__What to produce__. Do not repeat pictures. Repeat exactly the lines of the listing below from its first line through the line with "W, H = 625, 383".

* begin *

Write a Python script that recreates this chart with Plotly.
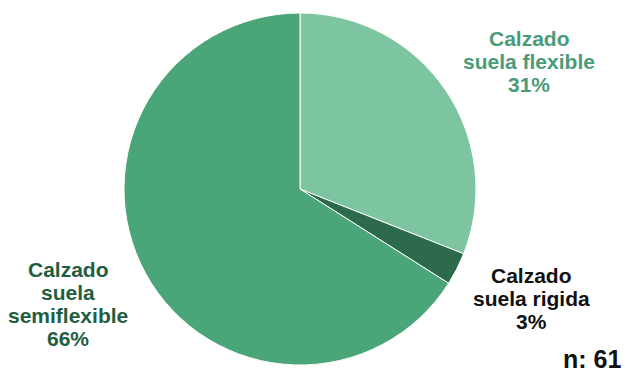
import plotly.graph_objects as go

labels = ["Calzado suela flexible", "Calzado suela rigida", "Calzado suela semiflexible"]
values = [31, 3, 66]
pct_text = ["31%", "3%", "66%"]
label_lines = [["Calzado", "suela flexible"], ["Calzado", "suela rigida"], ["Calzado", "suela", "semiflexible"]]
slice_colors = ["#7cc5a0", "#2d6a4c", "#4aa578"]
label_colors = ["#4a9b79", "#111111", "#1f5e40"]
n_total = 61

W, H = 625, 383

fig = go.Figure(go.Pie(
    labels=labels, values=values, sort=False, direction="clockwise", rotation=0,
    marker=dict(colors=slice_colors, line=dict(color="white", width=1)),
    textinfo="none", hoverinfo="label+percent", showlegend=False,
    domain=dict(x=[124/W, 476/W], y=[18/H, 370/H]),
))

# label block anchors (pixel centre x, first-line centre y), line spacing in px
label_pos = [(529, 38), (531, 275), (68, 269)]
line_gap = 23.3

for i in range(len(values)):
    lines = label_lines[i] + [pct_text[i]]
    cx, y0 = label_pos[i]
    for j, t in enumerate(lines):
        fig.add_annotation(x=cx/W, y=1-(y0 + j*line_gap)/H, xref="paper", yref="paper",
                           showarrow=False, xanchor="center", yanchor="middle",
                           text="<b>" + t + "</b>",
                           font=dict(family="Liberation Sans, Arial, sans-serif", size=21,
                                     color=label_colors[i]))

fig.add_annotation(x=623/W, y=1-359/H, xref="paper", yref="paper", showarrow=False,
                   xanchor="right", yanchor="middle", text="<b>n: " + str(n_total) + "</b>",
                   font=dict(family="Liberation Sans, Arial, sans-serif", size=25, color="#111111"))

fig.update_layout(width=W, height=H, margin=dict(l=0, r=0, t=0, b=0),
                  paper_bgcolor="white", plot_bgcolor="white")
fig.write_html("out.html", config={"displayModeBar": False},
               post_script="document.body.style.margin='0';")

* end *

__Task result__.
Write a Python script that recreates this chart with Plotly.
import plotly.graph_objects as go

labels = ["Calzado suela flexible", "Calzado suela rigida", "Calzado suela semiflexible"]
values = [31, 3, 66]
pct_text = ["31%", "3%", "66%"]
label_lines = [["Calzado", "suela flexible"], ["Calzado", "suela rigida"], ["Calzado", "suela", "semiflexible"]]
slice_colors = ["#7cc5a0", "#2d6a4c", "#4aa578"]
label_colors = ["#4a9b79", "#111111", "#1f5e40"]
n_total = 61

W, H = 625, 383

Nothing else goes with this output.